Task prompt — Begin with the first line below and retype each line exactly through the line containing "d3.scaleLinear().domain([1.0, 4.0]).range([270, 100.3]);". Any pictures are to be left out.

Dataset section —

________________

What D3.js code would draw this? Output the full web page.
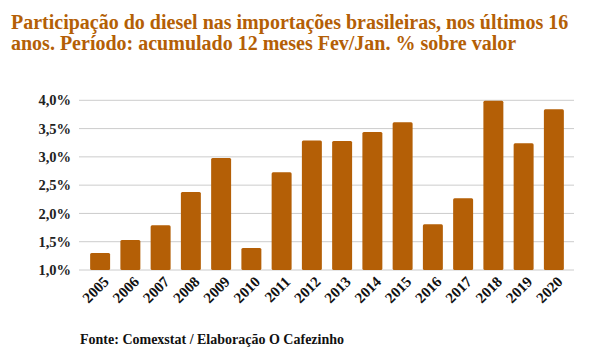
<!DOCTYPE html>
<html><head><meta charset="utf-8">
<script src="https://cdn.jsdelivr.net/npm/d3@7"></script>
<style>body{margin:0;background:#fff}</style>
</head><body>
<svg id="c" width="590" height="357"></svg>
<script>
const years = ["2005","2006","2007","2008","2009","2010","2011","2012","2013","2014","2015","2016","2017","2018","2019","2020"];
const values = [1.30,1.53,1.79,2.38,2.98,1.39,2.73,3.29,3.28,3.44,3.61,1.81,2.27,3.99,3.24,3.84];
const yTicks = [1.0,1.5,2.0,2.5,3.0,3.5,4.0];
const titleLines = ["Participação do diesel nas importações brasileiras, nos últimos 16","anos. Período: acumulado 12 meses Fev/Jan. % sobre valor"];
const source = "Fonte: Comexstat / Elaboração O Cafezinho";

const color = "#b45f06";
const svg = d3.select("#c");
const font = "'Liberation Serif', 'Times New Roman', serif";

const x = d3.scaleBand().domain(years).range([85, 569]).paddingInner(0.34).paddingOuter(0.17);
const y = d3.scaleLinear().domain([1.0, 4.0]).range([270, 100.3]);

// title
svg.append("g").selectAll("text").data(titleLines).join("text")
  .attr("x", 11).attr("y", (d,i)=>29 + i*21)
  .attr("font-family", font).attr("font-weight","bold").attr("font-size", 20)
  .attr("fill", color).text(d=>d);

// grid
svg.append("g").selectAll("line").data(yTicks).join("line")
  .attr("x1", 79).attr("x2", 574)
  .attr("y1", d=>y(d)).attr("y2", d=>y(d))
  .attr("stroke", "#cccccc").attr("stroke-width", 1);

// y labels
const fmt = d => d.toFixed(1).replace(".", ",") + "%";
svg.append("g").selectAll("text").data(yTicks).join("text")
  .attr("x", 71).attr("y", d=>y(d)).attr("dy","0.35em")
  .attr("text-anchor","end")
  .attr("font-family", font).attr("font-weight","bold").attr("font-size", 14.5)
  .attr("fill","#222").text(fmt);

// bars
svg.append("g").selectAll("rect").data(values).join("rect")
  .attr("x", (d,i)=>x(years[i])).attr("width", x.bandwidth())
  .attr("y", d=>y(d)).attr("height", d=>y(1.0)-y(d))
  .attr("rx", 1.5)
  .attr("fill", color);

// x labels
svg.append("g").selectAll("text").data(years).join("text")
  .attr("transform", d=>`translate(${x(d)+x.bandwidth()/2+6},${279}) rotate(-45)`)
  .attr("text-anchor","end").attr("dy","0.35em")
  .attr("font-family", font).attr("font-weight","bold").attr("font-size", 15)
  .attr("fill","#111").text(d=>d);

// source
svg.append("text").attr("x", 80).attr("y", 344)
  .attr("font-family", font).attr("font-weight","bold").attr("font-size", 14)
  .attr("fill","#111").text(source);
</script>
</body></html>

________________

Task response —
What D3.js code would draw this? Output the full web page.
<!DOCTYPE html>
<html><head><meta charset="utf-8">
<script src="https://cdn.jsdelivr.net/npm/d3@7"></script>
<style>body{margin:0;background:#fff}</style>
</head><body>
<svg id="c" width="590" height="357"></svg>
<script>
const years = ["2005","2006","2007","2008","2009","2010","2011","2012","2013","2014","2015","2016","2017","2018","2019","2020"];
const values = [1.30,1.53,1.79,2.38,2.98,1.39,2.73,3.29,3.28,3.44,3.61,1.81,2.27,3.99,3.24,3.84];
const yTicks = [1.0,1.5,2.0,2.5,3.0,3.5,4.0];
const titleLines = ["Participação do diesel nas importações brasileiras, nos últimos 16","anos. Período: acumulado 12 meses Fev/Jan. % sobre valor"];
const source = "Fonte: Comexstat / Elaboração O Cafezinho";

const color = "#b45f06";
const svg = d3.select("#c");
const font = "'Liberation Serif', 'Times New Roman', serif";

const x = d3.scaleBand().domain(years).range([85, 569]).paddingInner(0.34).paddingOuter(0.17);
const y = d3.scaleLinear().domain([1.0, 4.0]).range([270, 100.3]);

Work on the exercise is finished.